Hacker News new | ask | show | jobs
by Dylan16807 2128 days ago
Either way, it's a big problem that certain single instructions can cause this transition. When the transition is based on a usage threshold of heavy instructions, it's not so bad. And with this revision, more of the transitions are based on threshold. But there are still some instructions that cause an immediate frequency change, if I'm reading the articles right.
1 comments

No...the whole point is that the single instruction induced halt for downclocking isn't a real issue. Even in the pathological case where you insert a single instruction spaced 760 us apart in order to induce the maximum number of clock shifts, the total performance degradation due to the clock halts is only 3% (the frequency drop that is induced by the use of these instructions has a much larger impact.) Furthermore, on Icelake-SP, the halted time due to frequency transitions is supposed to go to 0, which makes this aspect of the problem entirely irrelevant.

Yes, if you insert a single 512-bit FMA that runs every so often in your code you will get a 15% performance hit from the lower frequency, but that's much less likely than the old case where people who were trying to use AVX-512 for memcpy and the like would slow down scalar code.

But they fixed the old case, by having a minimum number of heavy instructions before changing clocks.
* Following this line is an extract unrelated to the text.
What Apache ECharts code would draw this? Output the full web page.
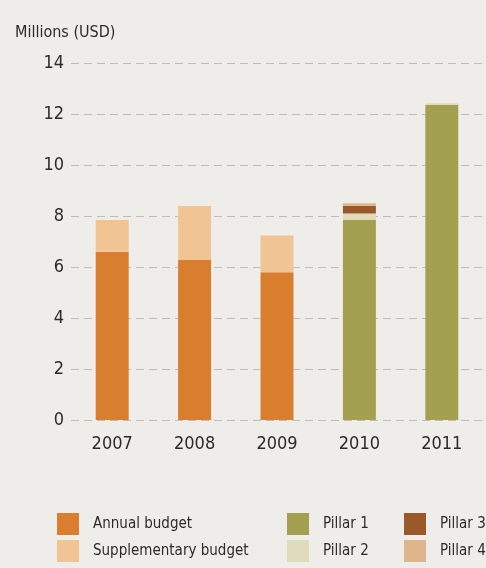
<!DOCTYPE html>
<html>
<head>
<meta charset="utf-8">
<script src="https://cdn.jsdelivr.net/npm/echarts@6/dist/echarts.min.js"></script>
<style>
  html, body { margin: 0; padding: 0; background: #eeedea; }
  #chart { width: 486px; height: 568px; }
</style>
</head>
<body>
<div id="chart"></div>
<script>
// data
const years = ['2007', '2008', '2009', '2010', '2011']
const annualBudget = [6.6, 6.27, 5.79, null, null]
const supplementaryBudget = [1.24, 2.12, 1.45, null, null]
const pillar1 = [null, null, null, 7.84, 12.36]
const pillar2 = [null, null, null, 0.26, 0.06]
const pillar3 = [null, null, null, 0.3, null]
const pillar4 = [null, null, null, 0.1, null]
const yTicks = { min: 0, max: 14, interval: 2 }

const FONT = '"DejaVu Sans Condensed", "Liberation Sans Narrow", sans-serif'
const TEXT = '#2b2b2b'

const chart = echarts.init(document.getElementById('chart'))

function bar(name, data, color) {
  return {
    name,
    type: 'bar',
    stack: 'total',
    data,
    barWidth: '40%',
    itemStyle: { color },
    emphasis: { disabled: true }
  }
}

function legendBlock(left, names) {
  return {
    orient: 'vertical',
    left,
    top: 513,
    padding: 0,
    itemWidth: 22,
    itemHeight: 22,
    itemGap: 5,
    icon: 'rect',
    selectedMode: false,
    data: names,
    textStyle: { fontFamily: FONT, fontSize: 15, color: TEXT, padding: [0, 0, 0, 9] }
  }
}

chart.setOption({
  backgroundColor: '#eeedea',
  animation: false,
  title: {
    text: 'Millions (USD)',
    left: 10,
    top: 20,
    textStyle: { fontFamily: FONT, fontSize: 16, fontWeight: 'normal', color: TEXT }
  },
  grid: { left: 71, right: 3, top: 63, bottom: 148 },
  legend: [
    legendBlock(57, ['Annual budget', 'Supplementary budget']),
    legendBlock(287, ['Pillar 1', 'Pillar 2']),
    legendBlock(404, ['Pillar 3', 'Pillar 4'])
  ],
  xAxis: {
    type: 'category',
    data: years,
    axisLine: { show: false },
    axisTick: { show: false },
    axisLabel: { fontFamily: FONT, fontSize: 18, color: TEXT, margin: 15 }
  },
  yAxis: {
    type: 'value',
    min: yTicks.min,
    max: yTicks.max,
    interval: yTicks.interval,
    axisLine: { show: false },
    axisTick: { show: false },
    axisLabel: { fontFamily: FONT, fontSize: 18, color: TEXT, margin: 7 },
    splitLine: { lineStyle: { color: '#c8b9b9', width: 1, type: [8, 5] } }
  },
  series: [
    bar('Annual budget', annualBudget, '#d97d2e'),
    bar('Supplementary budget', supplementaryBudget, '#f1c494'),
    bar('Pillar 1', pillar1, '#a3a04f'),
    bar('Pillar 2', pillar2, '#dedcbc'),
    bar('Pillar 3', pillar3, '#9a582b'),
    bar('Pillar 4', pillar4, '#dfb58b')
  ]
})
</script>
</body>
</html>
If you have some instructions there just for the occasional memcpy, it will be a little slow during the memcpy but it won't downclock and the overall impact will be very small.

Now that the older and bigger case is fixed, this case remains the last sticking point. Because you still can't trust the CPU to do the right thing when there are a small number of heavy instructions. Even if they cut the halting time to 0, it's still bad for a single instruction to cause a prolonged downclock.